# 2 Rechner an einem Monitor mit Display Port



## Ghost1o2 (2. August 2018)

Hallo zusammen,
Mein 4K Monitor hat leider nur einen Display Port Eingang und sonst nur HDMI 1.4. Ich würde allerdings gerne sowohl mein Rechner als auch das Macbook am 4K Display laufen lassen in 60FPS. Hat da jemand eine gute Idee, wie man das umsetzten kann, ohne ständig einen Stecker ziehen zu müssen?

Danke


----------



## cann0nf0dder (2. August 2018)

mit einem 4k fähigen display port splitter, wobei die günstigenvon den Bewertungen eher auf 4k Unfähigkeit schließen lassen auch wenn es im produkt dabei steht bei ~100€ scheint es dann zu passen  
Rotronic ROLINE Displayport Splitter


----------



## Ghost1o2 (3. August 2018)

Mhm, ist das nicht leider genau falsch herum? 
Ich möchte meinen Gaming PC und mein Macbook beide an dem selben Bildschirm nutzen, geht das damit?
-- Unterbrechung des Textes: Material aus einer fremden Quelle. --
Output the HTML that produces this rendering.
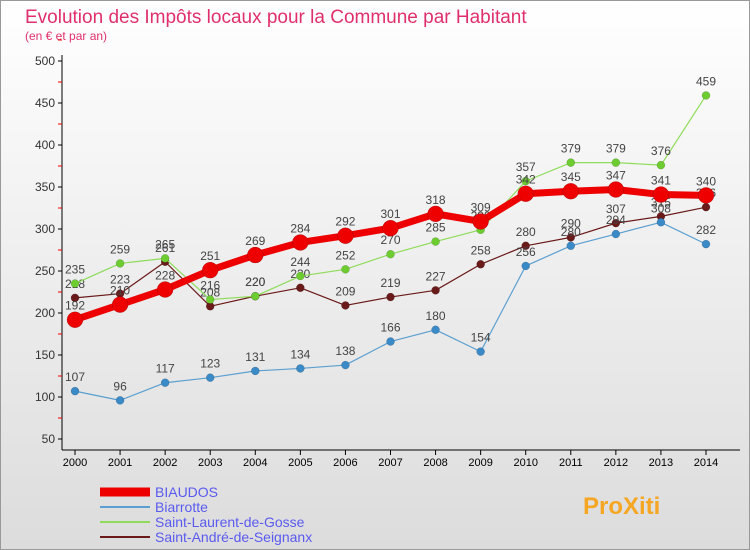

Sah für mich nicht so aus, da es nur einen Eingang aber zwei Ausgänge gibt.


----------



## amdahl (3. August 2018)

Was du bräuchtest wäre ein Switch, kein Splitter: DeLOCK Displayport 1.2 Switch ab €'*'77,28 de (2018) | Preisvergleich Geizhals Deutschland
Edit: Im Datenblatt empfiehlt der Hersteller Kabel vom PC mit maximal 1m Länge und Kabel zum Monitor mit maximal 3m Länge für "4k" Auflösung mit 60Hz.


----------



## Ghost1o2 (3. August 2018)

Nice, danke! Das ist genau das, was ich gesucht habe!


----------